Aon Corp. has received clearance from three state attorneys general, including Illinois’ Lisa Madigan, to resume accepting controversial payments from insurers that Aon and other big commercial insurance brokers agreed to halt five years ago following investigations by then-New York Attorney General Eliot Spitzer.
But a spokesman for the Chicago-based broker said it has no “current plans” to again accept so-called contingent commissions—extra payments from insurers to brokers like Aon based on the volume or profitability of the client premiums those brokers place with the underwriters.
Late Tuesday, February 16, Aon announced the changes to its settlement with Madigan’s office, as well as the attorneys general of New York and Connecticut.
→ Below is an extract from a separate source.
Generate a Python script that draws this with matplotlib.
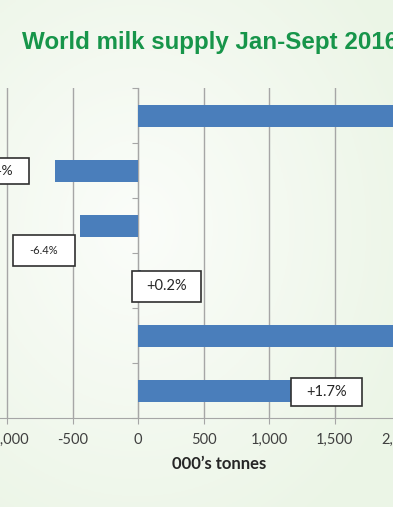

The Aon spokesman noted that the settlements don’t apply to Florida, which negotiated a separate deal with Aon, or 29 other states affected by a separate settlement Aon negotiated with the National Association of Insurance Commissioners.
A spokeswoman for Madigan said in an e-mail that the original settlement with Aon and other big brokers ended the insurance industry's most egregious practices, such as bid-rigging and routine steering of client accounts to insurers that paid the highest commissions.
“Because other [smaller] brokers continue taking contingent commissions, [continuing] the ban may require Aon to operate at a competitive disadvantage, particularly in this difficult economy,” she added.
Discussions are under way with Florida’s attorney general, as well as the NAIC, that would lift their bans on accepting contingent commissions.
The payments drew controversy in 2004 when Spitzer uncovered evidence that some brokers were steering client accounts to insurers that paid particularly high contingent commissions, in addition to the normal front-end commissions.
Aon ended up negotiating a $190 million settlement with New York, Illinois and Connecticut, creating a fund to reimburse clients.
The country’s largest commercial insurance brokers, including Itasca, Illinois-based Arthur J. Gallagher & Co. and New York-based Marsh & McLennan Cos., long have railed against what they call an unfair dual system of banning back-end payments from insurers to big brokers while continuing to allow smaller competitors like Chicago’s Mesirow Financial Holdings Inc. to accept them.
The new settlements with Illinois, New York and Connecticut will require the brokers to disclose to their clients any back-end payment arrangements with insurers.